By Guillermo Alvarado
Tuesday, January 11th, was the 20th anniversary of the arrival of the first victims to the prison built by the United States in the illegal base of Guantanamo, a site that in two decades became the center of all imaginable legal and human infamies.
The facility was built in just 96 hours to hold prisoners suspected of involvement in terrorist acts, including the attacks on the World Trade Center and other targets in September 2001, who were captured during the war against Afghanistan.
From the legal point of view, this prison was conceived as a legal black hole, where neither U.S. laws nor international conventions on the treatment of detainees or prisoners of war would work.
A total of 780 citizens from various countries, including minors, were held there, many of them kidnapped in their own country and transported on illegal flights with the complicity of numerous allies of Washington.

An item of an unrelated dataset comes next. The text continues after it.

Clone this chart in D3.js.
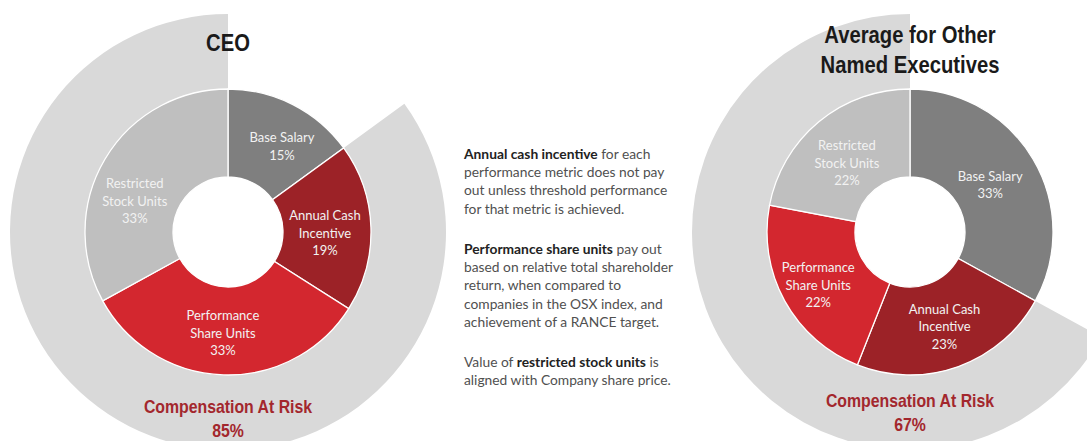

Only a dozen prisoners were charged and only two were convicted by military tribunals; nine died during these years, seven of apparent suicide and two of common diseases, and 39 people are still trapped in a legal limbo.
They are not prisoners of war, or "enemy combatants," a term invented by the George W. Bush administration to justify the non-application of the Geneva Convention.
As U.S. military officials acknowledged, torture is part of routine interrogation at the infamous facility.
An insight into life there is provided by the film The Mauritanian, based on the memoirs of Mohamedou Ould Slahi, who spent many years in Guantanamo Bay prison, including nine years after he was found innocent.
The White House has tried to disguise this violation of human rights, which it claims to defend elsewhere, and Bush himself had to recognize the jurisdiction of the Geneva Convention, although in fact it does not apply.
Prisoners, for example, can remain there all their lives without being charged with any crime or notified of any rights.
On Tuesday a group of U.N. experts demanded that the U.S. permanently close that prison where, they said, "human rights have been relentlessly violated."
Washington should do much more than that and start by returning to Cuba the territory of the Guantanamo naval base, occupied by force and against the law and the will of a people that has been sovereign since January 1, 1959.